Schwäbische Zeitung (Riedlingen)
Sexualisierte Gewalt im Ssv-fanblock?
Fanszene des SSV Ulm 1846 Fußball verurteilt Vorfälle im Donaustadion – Verein richtet Hilfetelefon ein
- Immer wieder seien Frauen im Donaustadion „begrapscht, beleidigt und herabwürdigend behandelt“worden. Das sei den Fangruppierungen des SSV Ulm 1846 Fußball nach den jüngsten, meist ausverkauften Heimspielen des Drittligisten gemeldet worden. Ist die Stehplatztribüne zum Ort sexualisierter Gewalt geworden? Die organisierte Fanszene zeigt null Toleranz gegenüber solcher Vorfälle und will gemeinsam mit dem Verein dagegen vorgehen.

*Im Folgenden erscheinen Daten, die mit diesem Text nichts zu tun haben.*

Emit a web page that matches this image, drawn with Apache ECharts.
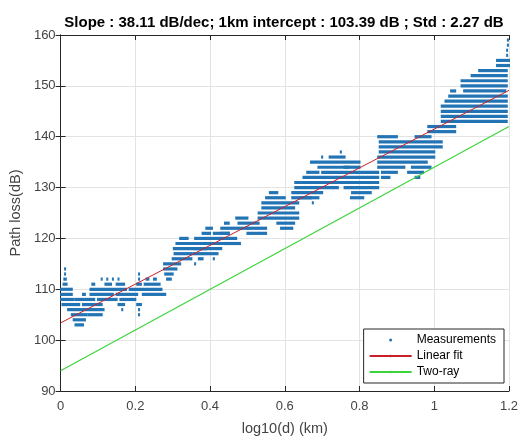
<!DOCTYPE html>
<html>
<head>
<meta charset="utf-8">
<script src="https://cdn.jsdelivr.net/npm/echarts@6/dist/echarts.min.js"></script>
<style>html,body{margin:0;padding:0;background:#fff;}#c{width:529px;height:441px;}</style>
</head>
<body>
<div id="c"></div>
<script>
// ---- data ----
const titleText = 'Slope : 38.11 dB/dec; 1km intercept : 103.39 dB ; Std : 2.27 dB';
const xTicks = [0, 0.2, 0.4, 0.6, 0.8, 1, 1.2];
const yTicks = [90, 100, 110, 120, 130, 140, 150, 160];
// Measurements: horizontal runs of points [x start, x end, path loss dB]
const measLow = [
  [0.012,0.012,114],[0.012,0.012,113],[0.01,0.014,112],[0.008,0.016,111],
  [0.0,0.03,110],[0.0,0.03,109],[0.0,0.035,108],[0.005,0.05,107],
  [0.06,0.09,107],[0.02,0.1,106],[0.03,0.07,105],[0.075,0.11,105],[0.035,0.065,104],[0.04,0.06,103],
  [0.06,0.065,109],[0.04,0.09,108],[0.095,0.11,107],[0.105,0.115,106],
  [0.08,0.175,110],[0.185,0.27,110],[0.08,0.14,109],[0.15,0.205,109],[0.22,0.28,109],
  [0.1,0.15,108],[0.16,0.2,108],
  [0.11,0.11,112],[0.125,0.125,112],[0.14,0.14,112],[0.155,0.155,112],[0.085,0.09,111],[0.12,0.135,111],[0.15,0.17,111],
  [0.155,0.17,107],[0.165,0.165,106],
  [0.21,0.21,113],[0.21,0.21,112],[0.205,0.215,111],[0.205,0.215,107],[0.21,0.21,106],[0.21,0.21,105],
  [0.23,0.235,112],[0.25,0.255,112],[0.225,0.265,111],
  [0.277,0.32,115],[0.36,0.36,115],[0.277,0.31,114],[0.28,0.3,113],[0.285,0.295,112],
  [0.303,0.39,118],[0.36,0.43,118],[0.305,0.35,117],[0.355,0.42,117],[0.3,0.35,116],[0.37,0.38,116],[0.41,0.41,116],
  [0.31,0.44,119],[0.32,0.34,120],[0.36,0.43,120],[0.38,0.4,121],[0.41,0.45,121],[0.39,0.405,122]
];
const measMid = [
  [0.43,0.5,122],[0.5,0.55,122],[0.43,0.45,121],[0.5,0.55,121],[0.43,0.47,120],[0.44,0.48,119],
  [0.44,0.45,123],[0.476,0.53,123],[0.58,0.625,123],[0.47,0.5,124],[0.53,0.636,124],
  [0.53,0.636,125],[0.54,0.625,126],[0.54,0.636,127],[0.675,0.675,127],[0.55,0.6,128],[0.62,0.67,128],[0.56,0.58,129],
  [0.628,0.742,131],[0.628,0.742,130],[0.62,0.7,129],[0.64,0.69,128],[0.59,0.62,122],
  [0.66,0.69,133],[0.7,0.85,133],[0.65,0.85,132],[0.69,0.77,134],[0.76,0.8,134],[0.67,0.8,135],
  [0.7,0.7,136],[0.72,0.76,136],[0.75,0.75,137],
  [0.742,0.85,131],[0.76,0.85,130],[0.78,0.83,129],[0.777,0.81,128]
];
const measHigh = [
  [0.85,0.9,140],[0.854,1.02,139],[0.854,1.02,138],[0.854,1.0,137],[0.85,1.0,136],[0.85,0.98,135],
  [0.85,0.92,134],[0.94,0.99,134],[0.86,0.9,133],[0.93,0.97,133],[0.86,0.88,132],[0.95,0.96,132],
  [0.984,1.056,142],[0.984,1.056,141],[0.95,0.99,140],
  [1.02,1.194,143],[1.02,1.194,144],[1.02,1.194,145],[1.02,1.194,146],[1.03,1.194,147],[1.04,1.194,148],
  [1.045,1.056,149],[1.08,1.19,149],
  [1.073,1.194,150],[1.073,1.194,151],[1.1,1.194,152],[1.12,1.194,153],[1.168,1.2,154],[1.168,1.2,155],
  [1.195,1.195,156],[1.195,1.195,157],[1.197,1.197,158],[1.197,1.197,159]
];
const fitX = [0, 1.2];
const fitY = [103.39, 149.12];
const twoRayX = [0, 1.2];
const twoRayY = [94.0, 142.0];

// ---- chart ----
const FONT = '"Liberation Sans", Arial, Helvetica, sans-serif';
const chart = echarts.init(document.getElementById('c'), null, {renderer: 'canvas'});
const measData = measLow.concat(measMid, measHigh);
const axisCol = '#262626';
const labelCol = '#444444';
const gridCol = '#e3e3e3';
function fmt(v){ return String(Math.round(v * 10) / 10); }

const option = {
  animation: false,
  backgroundColor: '#fff',
  textStyle: {fontFamily: FONT},
  graphic: [{
    type: 'text', x: 284, y: 23, z: 10,
    style: {text: titleText, align: 'center', verticalAlign: 'middle',
            font: 'bold 15px ' + FONT, fill: '#000'}
  }],
  grid: {left: 58, right: 20, top: 35, bottom: 45},
  legend: {
    orient: 'vertical', right: 25, bottom: 58,
    backgroundColor: '#fff', borderColor: axisCol, borderWidth: 1,
    padding: [5, 8, 5, 5], itemWidth: 42, itemHeight: 3, itemGap: 4,
    textStyle: {fontSize: 12, color: '#000', fontFamily: FONT},
    data: [{name: 'Measurements', icon: 'circle'}, {name: 'Linear fit'}, {name: 'Two-ray'}]
  },
  xAxis: [{
    type: 'value', min: 0, max: 1.2, interval: 0.2, position: 'bottom',
    name: 'log10(d) (km)', nameLocation: 'middle', nameGap: 30,
    nameTextStyle: {fontSize: 14.5, color: labelCol, fontFamily: FONT},
    axisLine: {show: true, lineStyle: {color: axisCol, width: 1}},
    axisTick: {show: true, inside: true, length: 5, lineStyle: {color: axisCol}},
    axisLabel: {fontSize: 13, color: labelCol, margin: 9, formatter: fmt, fontFamily: FONT},
    splitLine: {show: true, lineStyle: {color: gridCol, width: 1}}
  }, {
    type: 'value', min: 0, max: 1.2, interval: 0.2, position: 'top',
    axisLine: {show: true, lineStyle: {color: axisCol, width: 1}},
    axisTick: {show: true, inside: true, length: 5, lineStyle: {color: axisCol}},
    axisLabel: {show: false}, splitLine: {show: false}
  }],
  yAxis: [{
    type: 'value', min: 90, max: 160, interval: 10, position: 'left',
    name: 'Path loss(dB)', nameLocation: 'middle', nameGap: 29,
    nameTextStyle: {fontSize: 14.5, color: labelCol, fontFamily: FONT},
    axisLine: {show: true, lineStyle: {color: axisCol, width: 1}},
    axisTick: {show: true, inside: true, length: 5, lineStyle: {color: axisCol}},
    axisLabel: {fontSize: 13, color: labelCol, margin: 5, fontFamily: FONT},
    splitLine: {show: true, lineStyle: {color: gridCol, width: 1}}
  }, {
    type: 'value', min: 90, max: 160, interval: 10, position: 'right',
    axisLine: {show: true, lineStyle: {color: axisCol, width: 1}},
    axisTick: {show: true, inside: true, length: 5, lineStyle: {color: axisCol}},
    axisLabel: {show: false}, splitLine: {show: false}
  }],
  series: [{
    name: 'Measurements', type: 'custom', clip: true,
    itemStyle: {color: '#2374b4'},
    encode: {x: [0, 1], y: 2},
    data: measData,
    renderItem: function (params, api) {
      const p0 = api.coord([api.value(0), api.value(2)]);
      const p1 = api.coord([api.value(1), api.value(2)]);
      const h = 3.2;
      return {
        type: 'rect',
        shape: {x: p0[0] - 1, y: p0[1] - h / 2, width: Math.max(p1[0] - p0[0], 0) + 2, height: h},
        style: {fill: api.visual('color')}
      };
    }
  }, {
    name: 'Linear fit', type: 'line', symbol: 'none', showSymbol: false,
    data: fitX.map((x, i) => [x, fitY[i]]),
    lineStyle: {color: '#c8202a', width: 1}, itemStyle: {color: '#c8202a'}, z: 5
  }, {
    name: 'Two-ray', type: 'line', symbol: 'none', showSymbol: false,
    data: twoRayX.map((x, i) => [x, twoRayY[i]]),
    lineStyle: {color: '#3cd43c', width: 1.2}, itemStyle: {color: '#3cd43c'}, z: 5
  }]
};
chart.setOption(option);
</script>
</body>
</html>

Die beiden Gruppierungen „Broken Society Ultras“und „Nebulosa Impero“sind kürzlich mit einem deutlichen Statement an die Öffentlichkeit getreten. „Bei den letzten (nahezu) ausverkauften Spielen in der laufenden Saison wurde uns schriftlich und verbal kommuniziert, dass es zu übergriffigem Verhalten in unserem Block gegenüber weiblichen Personen gekommen ist“, heißt es in dem Schreiben, das kürzlich auch im Stadion auslag. Unter anderem während des Spiels gegen Dynamo Dresden im Oktober 2023 (2:3) vor rund 17.000 Zuschauern hätten mehrere Frauen berichtet, dass sie „in unserem Block begrapscht, beleidigt und herabwürdigend behandelt worden sind“, so die Fangruppen.
„Wir als Ultras werden solch ein Verhalten niemals tolerieren!“, schreiben sie. „Körperliche Belästigungen, wie Frauen an den Po zu fassen, unsittlich zu berühren oder beim Vorbeilaufen eine Frau gewaltsam an sich zu ziehen, veranlassen uns dazu, dem mit aller Vehemenz entgegenzutreten!“, werden die Fangruppierungen in ihrem Statement deutlich und fordern zudem alle Fans im Stadion auf, „Aufmerksamkeit walten zu lassen und ohne zu zögern einzugreifen, um die Opfer zu schützen“.
Die Zwischenfälle am Rande des Dresden-spiels wurden von den Fangruppen auch an den Verein herangetragen. „Uns sind die Vorfälle bekannt“, teilt Max Rieck, Pressesprecher des SSV Ulm 1846 Fußball, auf Nachfrage mit. Zwischen den Betroffenen und dem Verein habe es im Anschluss jedoch keinen direkten
Kontakt gegeben. Details zu den einzelnen Vorfällen gibt es deshalb nicht.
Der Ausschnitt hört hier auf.